### [EXTRACTED RECORDS]
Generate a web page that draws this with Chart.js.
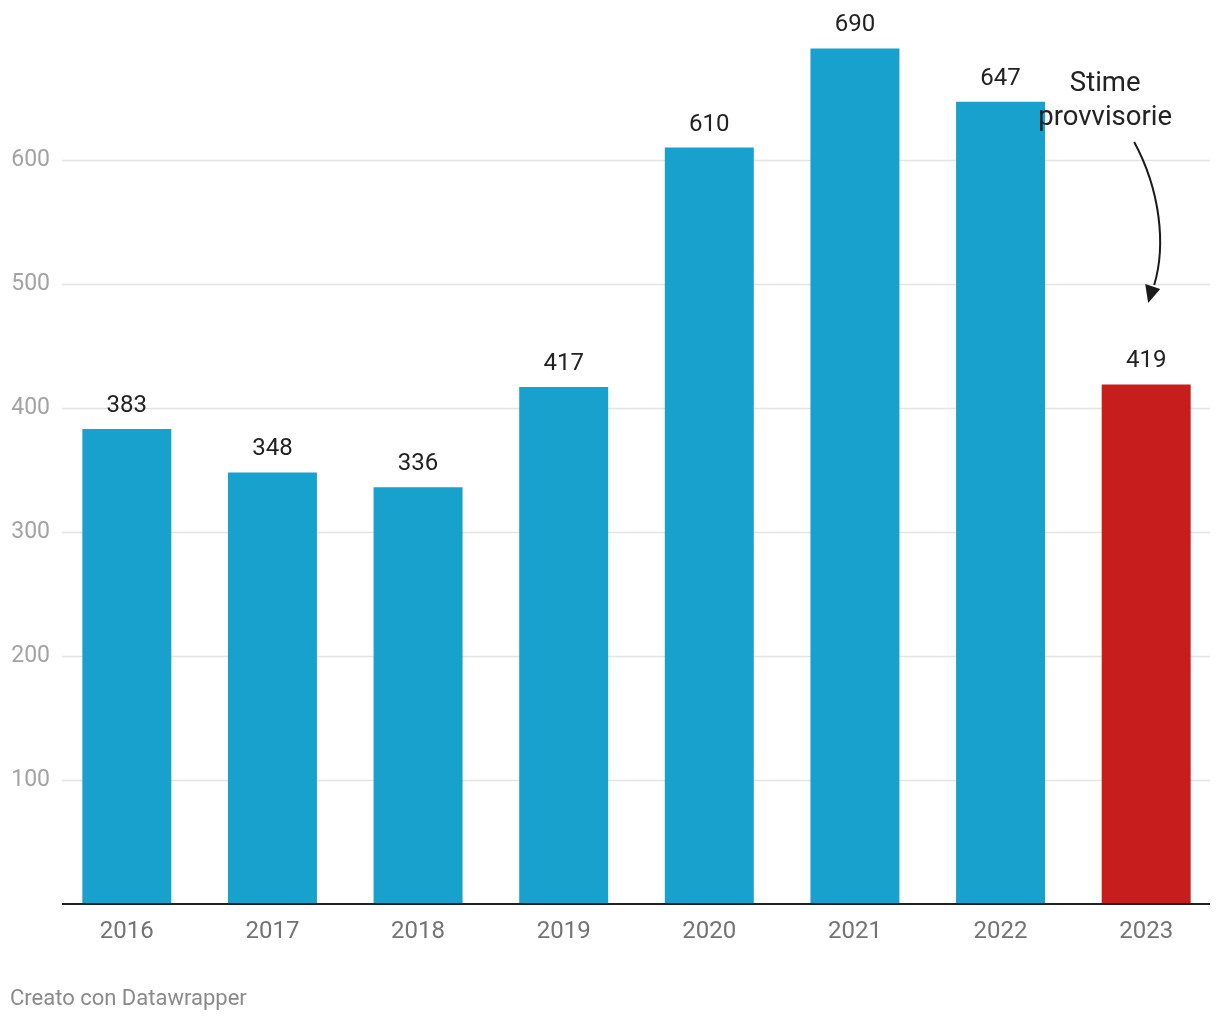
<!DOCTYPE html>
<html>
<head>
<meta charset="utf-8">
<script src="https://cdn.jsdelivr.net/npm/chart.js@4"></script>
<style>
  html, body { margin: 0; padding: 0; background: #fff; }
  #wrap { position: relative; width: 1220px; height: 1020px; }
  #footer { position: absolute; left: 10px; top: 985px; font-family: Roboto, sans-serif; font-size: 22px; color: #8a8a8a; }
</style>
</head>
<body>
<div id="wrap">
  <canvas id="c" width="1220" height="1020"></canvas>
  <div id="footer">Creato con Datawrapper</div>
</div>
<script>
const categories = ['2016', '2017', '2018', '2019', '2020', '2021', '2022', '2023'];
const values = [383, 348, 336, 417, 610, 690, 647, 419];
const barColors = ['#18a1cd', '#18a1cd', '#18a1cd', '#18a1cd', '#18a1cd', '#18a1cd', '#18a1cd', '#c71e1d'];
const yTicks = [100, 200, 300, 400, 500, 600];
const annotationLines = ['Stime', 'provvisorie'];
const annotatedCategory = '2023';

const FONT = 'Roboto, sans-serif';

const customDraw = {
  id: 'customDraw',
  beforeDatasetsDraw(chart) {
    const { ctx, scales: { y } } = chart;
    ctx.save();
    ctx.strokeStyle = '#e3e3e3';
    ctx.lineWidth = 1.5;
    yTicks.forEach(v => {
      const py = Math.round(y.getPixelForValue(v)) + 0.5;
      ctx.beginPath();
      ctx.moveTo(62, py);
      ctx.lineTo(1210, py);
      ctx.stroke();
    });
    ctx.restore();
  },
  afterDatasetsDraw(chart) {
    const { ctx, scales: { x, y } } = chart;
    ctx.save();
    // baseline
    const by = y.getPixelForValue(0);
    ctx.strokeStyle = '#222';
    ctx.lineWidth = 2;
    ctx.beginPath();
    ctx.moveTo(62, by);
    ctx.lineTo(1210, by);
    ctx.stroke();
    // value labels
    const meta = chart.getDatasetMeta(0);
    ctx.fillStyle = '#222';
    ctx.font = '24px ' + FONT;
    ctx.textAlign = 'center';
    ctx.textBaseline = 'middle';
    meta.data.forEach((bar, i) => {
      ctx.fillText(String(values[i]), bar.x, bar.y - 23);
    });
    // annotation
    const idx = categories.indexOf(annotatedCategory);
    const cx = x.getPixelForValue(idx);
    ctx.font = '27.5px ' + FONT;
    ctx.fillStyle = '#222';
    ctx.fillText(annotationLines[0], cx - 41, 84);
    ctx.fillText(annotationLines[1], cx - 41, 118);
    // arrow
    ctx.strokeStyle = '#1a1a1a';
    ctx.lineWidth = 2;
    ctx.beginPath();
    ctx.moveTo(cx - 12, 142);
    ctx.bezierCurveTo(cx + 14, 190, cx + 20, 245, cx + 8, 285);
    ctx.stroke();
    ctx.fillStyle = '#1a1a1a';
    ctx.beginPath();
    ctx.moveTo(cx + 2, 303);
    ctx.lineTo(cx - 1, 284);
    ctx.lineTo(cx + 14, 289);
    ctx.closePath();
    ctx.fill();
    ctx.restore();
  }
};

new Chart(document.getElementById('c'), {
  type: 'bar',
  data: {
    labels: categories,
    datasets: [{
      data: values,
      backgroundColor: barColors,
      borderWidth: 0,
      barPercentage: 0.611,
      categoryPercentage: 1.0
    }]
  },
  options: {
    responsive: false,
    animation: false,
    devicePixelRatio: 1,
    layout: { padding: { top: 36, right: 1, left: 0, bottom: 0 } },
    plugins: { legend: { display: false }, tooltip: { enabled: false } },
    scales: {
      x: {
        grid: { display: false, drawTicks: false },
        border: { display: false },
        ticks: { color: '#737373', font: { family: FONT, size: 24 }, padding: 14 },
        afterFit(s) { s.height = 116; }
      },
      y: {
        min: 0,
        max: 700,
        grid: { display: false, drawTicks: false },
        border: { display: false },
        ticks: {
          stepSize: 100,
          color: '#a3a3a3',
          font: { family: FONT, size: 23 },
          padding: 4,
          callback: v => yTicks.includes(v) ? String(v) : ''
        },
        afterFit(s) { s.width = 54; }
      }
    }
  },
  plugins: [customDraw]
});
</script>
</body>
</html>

* * *

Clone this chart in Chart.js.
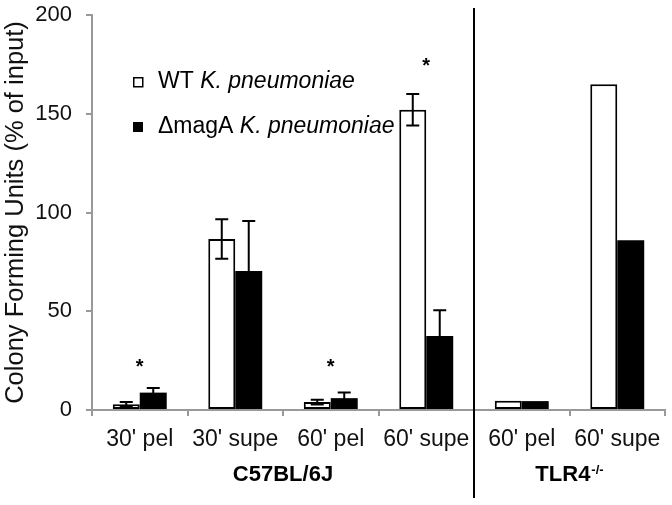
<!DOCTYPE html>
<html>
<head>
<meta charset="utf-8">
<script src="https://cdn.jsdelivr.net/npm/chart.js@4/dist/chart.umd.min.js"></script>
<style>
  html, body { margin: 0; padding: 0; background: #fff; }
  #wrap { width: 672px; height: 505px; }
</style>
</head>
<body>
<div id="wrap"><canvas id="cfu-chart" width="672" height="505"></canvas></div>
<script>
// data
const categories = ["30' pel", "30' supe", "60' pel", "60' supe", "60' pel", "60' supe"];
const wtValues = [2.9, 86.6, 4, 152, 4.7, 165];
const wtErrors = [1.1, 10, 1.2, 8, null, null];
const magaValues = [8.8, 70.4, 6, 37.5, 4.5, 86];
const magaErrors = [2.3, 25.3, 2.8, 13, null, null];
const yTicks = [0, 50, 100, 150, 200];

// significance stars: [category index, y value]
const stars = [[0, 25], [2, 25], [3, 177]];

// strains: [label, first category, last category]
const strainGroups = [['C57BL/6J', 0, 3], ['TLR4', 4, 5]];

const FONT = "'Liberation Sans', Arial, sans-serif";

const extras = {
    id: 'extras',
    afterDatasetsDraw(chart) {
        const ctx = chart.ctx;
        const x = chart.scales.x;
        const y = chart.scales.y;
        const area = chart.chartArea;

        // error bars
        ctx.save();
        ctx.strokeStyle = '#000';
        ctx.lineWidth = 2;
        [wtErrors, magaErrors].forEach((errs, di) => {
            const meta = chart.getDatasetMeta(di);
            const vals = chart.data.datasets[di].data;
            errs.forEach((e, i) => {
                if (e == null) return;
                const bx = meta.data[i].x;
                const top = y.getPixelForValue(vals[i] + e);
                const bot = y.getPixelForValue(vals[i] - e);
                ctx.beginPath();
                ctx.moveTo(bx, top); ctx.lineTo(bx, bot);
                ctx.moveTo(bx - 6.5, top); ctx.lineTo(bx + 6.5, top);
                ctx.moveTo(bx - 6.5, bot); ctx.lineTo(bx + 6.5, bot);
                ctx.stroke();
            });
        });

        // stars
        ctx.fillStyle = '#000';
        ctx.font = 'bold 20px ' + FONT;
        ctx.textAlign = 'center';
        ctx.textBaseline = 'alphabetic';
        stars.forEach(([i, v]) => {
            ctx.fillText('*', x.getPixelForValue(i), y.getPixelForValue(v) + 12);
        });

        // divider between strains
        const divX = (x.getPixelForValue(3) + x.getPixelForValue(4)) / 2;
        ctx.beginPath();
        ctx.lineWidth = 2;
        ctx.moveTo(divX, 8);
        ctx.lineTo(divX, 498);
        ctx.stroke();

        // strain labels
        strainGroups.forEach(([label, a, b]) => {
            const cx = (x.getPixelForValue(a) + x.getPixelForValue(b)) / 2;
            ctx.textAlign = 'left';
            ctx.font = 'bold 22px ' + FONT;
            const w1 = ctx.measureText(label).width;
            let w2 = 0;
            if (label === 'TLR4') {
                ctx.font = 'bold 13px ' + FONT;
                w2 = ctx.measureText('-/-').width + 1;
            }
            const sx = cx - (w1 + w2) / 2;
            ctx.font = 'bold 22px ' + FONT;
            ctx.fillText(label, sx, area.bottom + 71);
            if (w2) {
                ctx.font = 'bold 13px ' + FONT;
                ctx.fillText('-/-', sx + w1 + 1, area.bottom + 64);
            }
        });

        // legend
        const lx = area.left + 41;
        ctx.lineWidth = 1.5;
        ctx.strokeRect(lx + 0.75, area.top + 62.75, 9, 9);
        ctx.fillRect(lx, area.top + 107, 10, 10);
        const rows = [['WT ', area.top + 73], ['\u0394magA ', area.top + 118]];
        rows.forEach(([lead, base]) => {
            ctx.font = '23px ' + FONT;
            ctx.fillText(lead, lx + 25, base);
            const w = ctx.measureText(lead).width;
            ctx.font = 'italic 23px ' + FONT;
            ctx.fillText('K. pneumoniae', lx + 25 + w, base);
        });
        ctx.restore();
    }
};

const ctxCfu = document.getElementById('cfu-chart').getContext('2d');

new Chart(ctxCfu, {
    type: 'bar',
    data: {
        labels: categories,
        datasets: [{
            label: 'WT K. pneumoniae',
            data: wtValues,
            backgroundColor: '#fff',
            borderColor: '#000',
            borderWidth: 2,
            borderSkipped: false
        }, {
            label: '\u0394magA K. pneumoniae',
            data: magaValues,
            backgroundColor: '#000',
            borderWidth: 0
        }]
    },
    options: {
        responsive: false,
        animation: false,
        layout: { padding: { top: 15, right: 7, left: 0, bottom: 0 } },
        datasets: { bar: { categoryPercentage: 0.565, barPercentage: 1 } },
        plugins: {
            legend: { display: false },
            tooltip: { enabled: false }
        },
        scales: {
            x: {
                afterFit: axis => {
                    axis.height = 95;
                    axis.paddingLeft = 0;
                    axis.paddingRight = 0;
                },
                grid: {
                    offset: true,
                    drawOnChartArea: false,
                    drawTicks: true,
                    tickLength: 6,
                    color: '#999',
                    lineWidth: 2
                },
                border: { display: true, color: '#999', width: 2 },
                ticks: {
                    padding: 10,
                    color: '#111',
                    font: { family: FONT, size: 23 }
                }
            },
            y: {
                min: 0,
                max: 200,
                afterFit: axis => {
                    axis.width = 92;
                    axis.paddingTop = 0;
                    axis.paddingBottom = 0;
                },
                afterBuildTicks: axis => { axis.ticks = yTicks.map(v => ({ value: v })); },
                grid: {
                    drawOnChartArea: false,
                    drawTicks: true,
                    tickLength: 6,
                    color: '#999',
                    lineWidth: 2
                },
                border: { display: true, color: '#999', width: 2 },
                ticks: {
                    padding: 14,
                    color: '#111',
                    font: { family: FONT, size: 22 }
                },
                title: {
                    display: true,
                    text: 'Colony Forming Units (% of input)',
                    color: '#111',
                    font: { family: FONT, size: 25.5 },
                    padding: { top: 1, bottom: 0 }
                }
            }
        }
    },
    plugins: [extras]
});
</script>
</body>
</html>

==

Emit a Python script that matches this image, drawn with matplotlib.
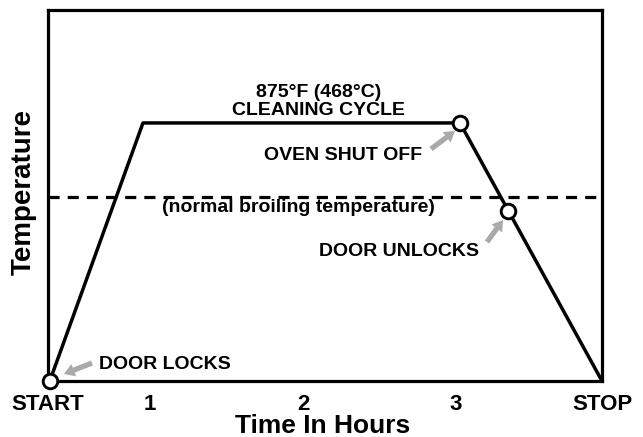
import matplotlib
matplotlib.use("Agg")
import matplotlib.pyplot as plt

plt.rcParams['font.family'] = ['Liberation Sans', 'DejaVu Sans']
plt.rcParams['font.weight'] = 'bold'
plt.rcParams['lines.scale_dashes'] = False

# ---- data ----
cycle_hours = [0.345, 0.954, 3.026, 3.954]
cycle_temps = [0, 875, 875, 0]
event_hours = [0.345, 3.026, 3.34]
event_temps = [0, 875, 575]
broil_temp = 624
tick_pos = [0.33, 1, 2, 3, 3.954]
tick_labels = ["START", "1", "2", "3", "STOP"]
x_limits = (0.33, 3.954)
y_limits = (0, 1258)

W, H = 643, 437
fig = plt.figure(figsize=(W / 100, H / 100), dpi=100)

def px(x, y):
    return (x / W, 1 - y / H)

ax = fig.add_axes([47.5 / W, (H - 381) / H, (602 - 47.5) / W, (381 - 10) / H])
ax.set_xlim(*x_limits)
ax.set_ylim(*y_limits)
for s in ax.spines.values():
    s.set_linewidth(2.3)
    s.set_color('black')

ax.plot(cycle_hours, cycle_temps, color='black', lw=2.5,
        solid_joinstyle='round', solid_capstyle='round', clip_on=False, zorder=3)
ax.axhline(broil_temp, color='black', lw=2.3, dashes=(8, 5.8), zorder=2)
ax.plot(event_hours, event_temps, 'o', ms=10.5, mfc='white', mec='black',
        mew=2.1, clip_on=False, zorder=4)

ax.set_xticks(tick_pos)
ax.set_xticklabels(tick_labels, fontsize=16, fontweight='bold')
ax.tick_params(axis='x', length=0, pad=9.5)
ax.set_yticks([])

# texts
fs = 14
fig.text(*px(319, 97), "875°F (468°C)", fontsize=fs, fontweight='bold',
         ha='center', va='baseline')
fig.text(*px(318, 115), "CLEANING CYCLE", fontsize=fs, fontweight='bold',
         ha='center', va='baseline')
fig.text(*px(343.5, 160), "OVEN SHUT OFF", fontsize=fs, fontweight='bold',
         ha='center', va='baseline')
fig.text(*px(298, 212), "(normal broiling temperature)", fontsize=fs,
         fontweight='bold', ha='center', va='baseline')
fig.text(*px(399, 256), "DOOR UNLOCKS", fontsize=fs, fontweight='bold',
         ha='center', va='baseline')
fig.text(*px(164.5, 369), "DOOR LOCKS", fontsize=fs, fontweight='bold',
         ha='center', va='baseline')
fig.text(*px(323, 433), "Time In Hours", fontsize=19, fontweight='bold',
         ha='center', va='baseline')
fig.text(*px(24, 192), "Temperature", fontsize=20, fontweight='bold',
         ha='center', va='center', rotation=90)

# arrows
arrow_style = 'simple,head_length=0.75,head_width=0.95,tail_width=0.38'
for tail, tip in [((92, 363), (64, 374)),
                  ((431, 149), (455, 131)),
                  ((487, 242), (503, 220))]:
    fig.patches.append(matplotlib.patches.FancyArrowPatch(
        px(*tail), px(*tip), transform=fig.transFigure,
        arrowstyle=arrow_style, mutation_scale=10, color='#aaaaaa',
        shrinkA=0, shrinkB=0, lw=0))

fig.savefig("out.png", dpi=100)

### [PROBLEM DETAILS]
Out of the records above, set down only the lines from the one that contains "Emit a Python" through the one that contains "ax.set_yticks([])", unchanged and without the pictures.

### [TASK OUTPUT]
Emit a Python script that matches this image, drawn with matplotlib.
import matplotlib
matplotlib.use("Agg")
import matplotlib.pyplot as plt

plt.rcParams['font.family'] = ['Liberation Sans', 'DejaVu Sans']
plt.rcParams['font.weight'] = 'bold'
plt.rcParams['lines.scale_dashes'] = False

# ---- data ----
cycle_hours = [0.345, 0.954, 3.026, 3.954]
cycle_temps = [0, 875, 875, 0]
event_hours = [0.345, 3.026, 3.34]
event_temps = [0, 875, 575]
broil_temp = 624
tick_pos = [0.33, 1, 2, 3, 3.954]
tick_labels = ["START", "1", "2", "3", "STOP"]
x_limits = (0.33, 3.954)
y_limits = (0, 1258)

W, H = 643, 437
fig = plt.figure(figsize=(W / 100, H / 100), dpi=100)

def px(x, y):
    return (x / W, 1 - y / H)

ax = fig.add_axes([47.5 / W, (H - 381) / H, (602 - 47.5) / W, (381 - 10) / H])
ax.set_xlim(*x_limits)
ax.set_ylim(*y_limits)
for s in ax.spines.values():
    s.set_linewidth(2.3)
    s.set_color('black')

ax.plot(cycle_hours, cycle_temps, color='black', lw=2.5,
        solid_joinstyle='round', solid_capstyle='round', clip_on=False, zorder=3)
ax.axhline(broil_temp, color='black', lw=2.3, dashes=(8, 5.8), zorder=2)
ax.plot(event_hours, event_temps, 'o', ms=10.5, mfc='white', mec='black',
        mew=2.1, clip_on=False, zorder=4)

ax.set_xticks(tick_pos)
ax.set_xticklabels(tick_labels, fontsize=16, fontweight='bold')
ax.tick_params(axis='x', length=0, pad=9.5)
ax.set_yticks([])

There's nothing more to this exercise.